* [Exercise task] Leave out the pictures and transcribe everything else exactly.

-------- Collected material

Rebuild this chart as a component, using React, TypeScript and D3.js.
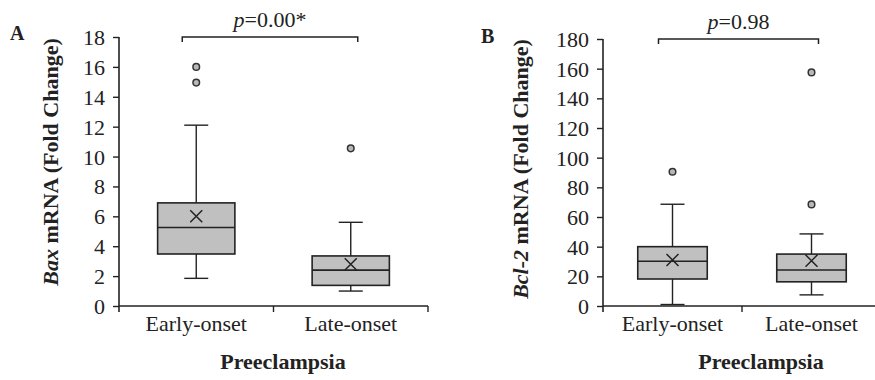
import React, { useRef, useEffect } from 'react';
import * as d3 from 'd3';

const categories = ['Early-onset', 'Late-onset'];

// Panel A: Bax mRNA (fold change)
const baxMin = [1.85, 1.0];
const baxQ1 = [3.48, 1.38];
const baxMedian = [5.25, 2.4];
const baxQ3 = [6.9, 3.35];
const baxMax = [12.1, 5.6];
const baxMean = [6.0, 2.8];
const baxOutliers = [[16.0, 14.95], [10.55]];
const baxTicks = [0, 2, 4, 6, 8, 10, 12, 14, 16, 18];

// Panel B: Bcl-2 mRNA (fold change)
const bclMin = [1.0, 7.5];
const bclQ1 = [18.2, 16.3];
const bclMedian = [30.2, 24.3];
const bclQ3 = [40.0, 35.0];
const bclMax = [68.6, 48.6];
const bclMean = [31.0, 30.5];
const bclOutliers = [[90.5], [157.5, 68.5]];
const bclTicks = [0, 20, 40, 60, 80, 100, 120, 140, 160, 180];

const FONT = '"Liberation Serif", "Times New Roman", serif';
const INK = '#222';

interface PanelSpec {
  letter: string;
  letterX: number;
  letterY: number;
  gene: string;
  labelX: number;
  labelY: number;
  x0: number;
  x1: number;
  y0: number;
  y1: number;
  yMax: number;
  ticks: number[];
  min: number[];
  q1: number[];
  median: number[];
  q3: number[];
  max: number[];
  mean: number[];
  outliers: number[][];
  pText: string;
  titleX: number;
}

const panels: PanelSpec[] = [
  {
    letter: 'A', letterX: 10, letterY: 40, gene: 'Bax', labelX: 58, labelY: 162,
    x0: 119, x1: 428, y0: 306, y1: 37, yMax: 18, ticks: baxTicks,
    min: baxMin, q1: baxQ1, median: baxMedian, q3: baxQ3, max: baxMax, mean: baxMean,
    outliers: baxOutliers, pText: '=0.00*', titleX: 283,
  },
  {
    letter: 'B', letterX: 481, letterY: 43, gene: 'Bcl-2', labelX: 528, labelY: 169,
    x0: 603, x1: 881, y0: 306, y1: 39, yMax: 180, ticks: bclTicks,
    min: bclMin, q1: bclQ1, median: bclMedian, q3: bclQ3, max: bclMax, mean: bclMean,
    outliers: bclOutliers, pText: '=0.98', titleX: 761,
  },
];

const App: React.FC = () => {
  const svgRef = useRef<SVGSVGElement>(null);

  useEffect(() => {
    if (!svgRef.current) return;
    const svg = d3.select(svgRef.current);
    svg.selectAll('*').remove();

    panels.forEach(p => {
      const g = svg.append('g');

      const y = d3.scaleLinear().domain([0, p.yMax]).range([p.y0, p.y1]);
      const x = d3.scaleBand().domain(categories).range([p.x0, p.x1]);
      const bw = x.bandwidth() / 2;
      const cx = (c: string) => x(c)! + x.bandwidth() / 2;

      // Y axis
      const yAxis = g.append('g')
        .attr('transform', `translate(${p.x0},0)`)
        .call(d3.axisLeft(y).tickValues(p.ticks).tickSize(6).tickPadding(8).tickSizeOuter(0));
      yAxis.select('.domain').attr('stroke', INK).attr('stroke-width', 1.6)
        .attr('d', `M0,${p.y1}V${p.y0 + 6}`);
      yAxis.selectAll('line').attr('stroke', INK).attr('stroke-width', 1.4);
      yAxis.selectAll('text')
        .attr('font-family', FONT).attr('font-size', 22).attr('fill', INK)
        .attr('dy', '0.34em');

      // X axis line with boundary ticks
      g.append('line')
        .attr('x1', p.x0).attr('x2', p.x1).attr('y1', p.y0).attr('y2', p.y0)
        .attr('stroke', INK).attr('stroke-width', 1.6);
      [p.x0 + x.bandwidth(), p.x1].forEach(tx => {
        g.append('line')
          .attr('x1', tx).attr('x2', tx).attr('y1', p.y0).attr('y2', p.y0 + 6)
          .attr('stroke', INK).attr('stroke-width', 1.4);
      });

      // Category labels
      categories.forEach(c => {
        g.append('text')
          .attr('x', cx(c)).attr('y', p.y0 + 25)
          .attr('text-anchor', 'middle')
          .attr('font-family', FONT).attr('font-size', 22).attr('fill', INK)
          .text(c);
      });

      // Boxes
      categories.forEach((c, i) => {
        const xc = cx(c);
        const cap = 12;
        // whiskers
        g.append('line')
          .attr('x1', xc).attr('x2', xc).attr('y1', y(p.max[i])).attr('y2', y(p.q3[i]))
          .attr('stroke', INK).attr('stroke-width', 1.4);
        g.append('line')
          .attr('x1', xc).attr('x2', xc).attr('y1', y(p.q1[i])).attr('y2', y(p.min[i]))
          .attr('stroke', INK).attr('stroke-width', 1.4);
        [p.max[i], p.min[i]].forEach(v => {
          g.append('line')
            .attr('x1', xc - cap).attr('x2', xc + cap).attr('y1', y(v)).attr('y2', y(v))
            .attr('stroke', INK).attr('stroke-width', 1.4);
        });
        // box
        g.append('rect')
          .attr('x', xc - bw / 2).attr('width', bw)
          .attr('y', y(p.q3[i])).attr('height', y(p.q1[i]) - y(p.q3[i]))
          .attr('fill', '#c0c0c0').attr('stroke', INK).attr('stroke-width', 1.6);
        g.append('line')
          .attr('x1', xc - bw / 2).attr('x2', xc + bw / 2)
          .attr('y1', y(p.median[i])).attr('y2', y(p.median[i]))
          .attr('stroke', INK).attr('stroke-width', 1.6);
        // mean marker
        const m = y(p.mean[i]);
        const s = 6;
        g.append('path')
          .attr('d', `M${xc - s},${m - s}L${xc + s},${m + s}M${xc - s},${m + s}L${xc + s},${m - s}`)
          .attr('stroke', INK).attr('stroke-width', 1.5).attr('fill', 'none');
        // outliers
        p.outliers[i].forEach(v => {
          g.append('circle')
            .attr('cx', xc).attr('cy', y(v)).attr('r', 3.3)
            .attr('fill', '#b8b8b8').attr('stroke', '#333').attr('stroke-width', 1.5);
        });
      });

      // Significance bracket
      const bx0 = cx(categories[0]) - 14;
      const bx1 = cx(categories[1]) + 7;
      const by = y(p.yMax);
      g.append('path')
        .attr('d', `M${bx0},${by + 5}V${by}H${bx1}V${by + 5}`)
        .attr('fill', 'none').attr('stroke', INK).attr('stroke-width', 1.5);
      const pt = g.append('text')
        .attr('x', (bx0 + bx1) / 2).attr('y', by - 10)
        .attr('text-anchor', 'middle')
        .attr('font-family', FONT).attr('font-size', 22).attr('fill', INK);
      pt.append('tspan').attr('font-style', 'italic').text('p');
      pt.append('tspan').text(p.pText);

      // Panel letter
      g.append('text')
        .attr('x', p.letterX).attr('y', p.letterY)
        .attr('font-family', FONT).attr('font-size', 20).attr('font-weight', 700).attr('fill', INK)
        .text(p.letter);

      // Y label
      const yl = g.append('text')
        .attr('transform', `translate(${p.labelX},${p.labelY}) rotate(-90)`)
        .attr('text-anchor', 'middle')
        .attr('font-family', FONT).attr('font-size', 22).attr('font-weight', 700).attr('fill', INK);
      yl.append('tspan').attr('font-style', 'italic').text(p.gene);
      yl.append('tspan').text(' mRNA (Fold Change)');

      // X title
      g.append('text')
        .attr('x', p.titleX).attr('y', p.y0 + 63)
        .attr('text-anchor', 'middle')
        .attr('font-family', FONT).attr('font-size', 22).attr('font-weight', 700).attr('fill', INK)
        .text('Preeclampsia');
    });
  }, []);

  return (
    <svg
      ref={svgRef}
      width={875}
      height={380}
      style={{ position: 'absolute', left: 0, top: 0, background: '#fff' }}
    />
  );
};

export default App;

----------------

* [Written answer]
Rebuild this chart as a component, using React, TypeScript and D3.js.
import React, { useRef, useEffect } from 'react';
import * as d3 from 'd3';

const categories = ['Early-onset', 'Late-onset'];

// Panel A: Bax mRNA (fold change)
const baxMin = [1.85, 1.0];
const baxQ1 = [3.48, 1.38];
const baxMedian = [5.25, 2.4];
const baxQ3 = [6.9, 3.35];
const baxMax = [12.1, 5.6];
const baxMean = [6.0, 2.8];
const baxOutliers = [[16.0, 14.95], [10.55]];
const baxTicks = [0, 2, 4, 6, 8, 10, 12, 14, 16, 18];

// Panel B: Bcl-2 mRNA (fold change)
const bclMin = [1.0, 7.5];
const bclQ1 = [18.2, 16.3];
const bclMedian = [30.2, 24.3];
const bclQ3 = [40.0, 35.0];
const bclMax = [68.6, 48.6];
const bclMean = [31.0, 30.5];
const bclOutliers = [[90.5], [157.5, 68.5]];
const bclTicks = [0, 20, 40, 60, 80, 100, 120, 140, 160, 180];

const FONT = '"Liberation Serif", "Times New Roman", serif';
const INK = '#222';

interface PanelSpec {
  letter: string;
  letterX: number;
  letterY: number;
  gene: string;
  labelX: number;
  labelY: number;
  x0: number;
  x1: number;
  y0: number;
  y1: number;
  yMax: number;
  ticks: number[];
  min: number[];
  q1: number[];
  median: number[];
  q3: number[];
  max: number[];
  mean: number[];
  outliers: number[][];
  pText: string;
  titleX: number;
}

const panels: PanelSpec[] = [
  {
    letter: 'A', letterX: 10, letterY: 40, gene: 'Bax', labelX: 58, labelY: 162,
    x0: 119, x1: 428, y0: 306, y1: 37, yMax: 18, ticks: baxTicks,
    min: baxMin, q1: baxQ1, median: baxMedian, q3: baxQ3, max: baxMax, mean: baxMean,
    outliers: baxOutliers, pText: '=0.00*', titleX: 283,
  },
  {
    letter: 'B', letterX: 481, letterY: 43, gene: 'Bcl-2', labelX: 528, labelY: 169,
    x0: 603, x1: 881, y0: 306, y1: 39, yMax: 180, ticks: bclTicks,
    min: bclMin, q1: bclQ1, median: bclMedian, q3: bclQ3, max: bclMax, mean: bclMean,
    outliers: bclOutliers, pText: '=0.98', titleX: 761,
  },
];

const App: React.FC = () => {
  const svgRef = useRef<SVGSVGElement>(null);

  useEffect(() => {
    if (!svgRef.current) return;
    const svg = d3.select(svgRef.current);
    svg.selectAll('*').remove();

    panels.forEach(p => {
      const g = svg.append('g');

      const y = d3.scaleLinear().domain([0, p.yMax]).range([p.y0, p.y1]);
      const x = d3.scaleBand().domain(categories).range([p.x0, p.x1]);
      const bw = x.bandwidth() / 2;
      const cx = (c: string) => x(c)! + x.bandwidth() / 2;

      // Y axis
      const yAxis = g.append('g')
        .attr('transform', `translate(${p.x0},0)`)
        .call(d3.axisLeft(y).tickValues(p.ticks).tickSize(6).tickPadding(8).tickSizeOuter(0));
      yAxis.select('.domain').attr('stroke', INK).attr('stroke-width', 1.6)
        .attr('d', `M0,${p.y1}V${p.y0 + 6}`);
      yAxis.selectAll('line').attr('stroke', INK).attr('stroke-width', 1.4);
      yAxis.selectAll('text')
        .attr('font-family', FONT).attr('font-size', 22).attr('fill', INK)
        .attr('dy', '0.34em');

      // X axis line with boundary ticks
      g.append('line')
        .attr('x1', p.x0).attr('x2', p.x1).attr('y1', p.y0).attr('y2', p.y0)
        .attr('stroke', INK).attr('stroke-width', 1.6);
      [p.x0 + x.bandwidth(), p.x1].forEach(tx => {
        g.append('line')
          .attr('x1', tx).attr('x2', tx).attr('y1', p.y0).attr('y2', p.y0 + 6)
          .attr('stroke', INK).attr('stroke-width', 1.4);
      });

      // Category labels
      categories.forEach(c => {
        g.append('text')
          .attr('x', cx(c)).attr('y', p.y0 + 25)
          .attr('text-anchor', 'middle')
          .attr('font-family', FONT).attr('font-size', 22).attr('fill', INK)
          .text(c);
      });

      // Boxes
      categories.forEach((c, i) => {
        const xc = cx(c);
        const cap = 12;
        // whiskers
        g.append('line')
          .attr('x1', xc).attr('x2', xc).attr('y1', y(p.max[i])).attr('y2', y(p.q3[i]))
          .attr('stroke', INK).attr('stroke-width', 1.4);
        g.append('line')
          .attr('x1', xc).attr('x2', xc).attr('y1', y(p.q1[i])).attr('y2', y(p.min[i]))
          .attr('stroke', INK).attr('stroke-width', 1.4);
        [p.max[i], p.min[i]].forEach(v => {
          g.append('line')
            .attr('x1', xc - cap).attr('x2', xc + cap).attr('y1', y(v)).attr('y2', y(v))
            .attr('stroke', INK).attr('stroke-width', 1.4);
        });
        // box
        g.append('rect')
          .attr('x', xc - bw / 2).attr('width', bw)
          .attr('y', y(p.q3[i])).attr('height', y(p.q1[i]) - y(p.q3[i]))
          .attr('fill', '#c0c0c0').attr('stroke', INK).attr('stroke-width', 1.6);
        g.append('line')
          .attr('x1', xc - bw / 2).attr('x2', xc + bw / 2)
          .attr('y1', y(p.median[i])).attr('y2', y(p.median[i]))
          .attr('stroke', INK).attr('stroke-width', 1.6);
        // mean marker
        const m = y(p.mean[i]);
        const s = 6;
        g.append('path')
          .attr('d', `M${xc - s},${m - s}L${xc + s},${m + s}M${xc - s},${m + s}L${xc + s},${m - s}`)
          .attr('stroke', INK).attr('stroke-width', 1.5).attr('fill', 'none');
        // outliers
        p.outliers[i].forEach(v => {
          g.append('circle')
            .attr('cx', xc).attr('cy', y(v)).attr('r', 3.3)
            .attr('fill', '#b8b8b8').attr('stroke', '#333').attr('stroke-width', 1.5);
        });
      });

      // Significance bracket
      const bx0 = cx(categories[0]) - 14;
      const bx1 = cx(categories[1]) + 7;
      const by = y(p.yMax);
      g.append('path')
        .attr('d', `M${bx0},${by + 5}V${by}H${bx1}V${by + 5}`)
        .attr('fill', 'none').attr('stroke', INK).attr('stroke-width', 1.5);
      const pt = g.append('text')
        .attr('x', (bx0 + bx1) / 2).attr('y', by - 10)
        .attr('text-anchor', 'middle')
        .attr('font-family', FONT).attr('font-size', 22).attr('fill', INK);
      pt.append('tspan').attr('font-style', 'italic').text('p');
      pt.append('tspan').text(p.pText);

      // Panel letter
      g.append('text')
        .attr('x', p.letterX).attr('y', p.letterY)
        .attr('font-family', FONT).attr('font-size', 20).attr('font-weight', 700).attr('fill', INK)
        .text(p.letter);

      // Y label
      const yl = g.append('text')
        .attr('transform', `translate(${p.labelX},${p.labelY}) rotate(-90)`)
        .attr('text-anchor', 'middle')
        .attr('font-family', FONT).attr('font-size', 22).attr('font-weight', 700).attr('fill', INK);
      yl.append('tspan').attr('font-style', 'italic').text(p.gene);
      yl.append('tspan').text(' mRNA (Fold Change)');

      // X title
      g.append('text')
        .attr('x', p.titleX).attr('y', p.y0 + 63)
        .attr('text-anchor', 'middle')
        .attr('font-family', FONT).attr('font-size', 22).attr('font-weight', 700).attr('fill', INK)
        .text('Preeclampsia');
    });
  }, []);

  return (
    <svg
      ref={svgRef}
      width={875}
      height={380}
      style={{ position: 'absolute', left: 0, top: 0, background: '#fff' }}
    />
  );
};

export default App;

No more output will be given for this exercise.